Makenzie, 41, is also disabled and relies on Supplemental Security Income, and has been living as a woman since 2012.

She has been getting estrogen since 2013 — even though, under the regulation, it would be prohibited — and it has helped her. Both she and Flack fear that their hormone coverage might be rescinded at any time, since it also appears to be prohibited by the regulation, but was nevertheless approved.

While Flack seeks removal of his female breasts, Makenzie seeks genital transformation surgery. She took out a $5,000 loan to pay for breast implants after being denied Medicaid coverage.

After breast augmentation , Makenzie she has reported less mistreatment for being perceived as male. But she can't afford to take a loan for genital reconstruction, a much more expensive procedure.

10 states deny coverage

Wisconsin is one of 10 states that deny Medicaid coverage of treatments for gender transition, according to the lawsuit. Nineteen states explicitly cover, and the rest have no explicit policy either way.

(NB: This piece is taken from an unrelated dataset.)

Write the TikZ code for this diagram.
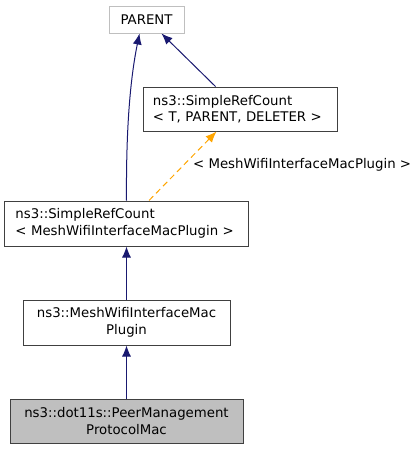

Whether changes to a patient's body or appearance is just a cosmetic desire or a medical necessity has long been debated by insurers. Doctors who treat transgender patients say it often is clearly the latter.

During Flack's appeal of his denial of coverage for a double mastectomy, the Department of Health Services acknowledge gender dysphoria is an accepted reason for the surgery, but an administrative law judge cited the rule against "transsexual surgery" in affirming the denial.

In the current lawsuit, the state argues the procedures have no proven medical benefit, despite detailed evidence from the plaintiffs' doctors about their patients' sustained efforts to conform their genders by other means, and the negative health consequences of being denied the surgeries.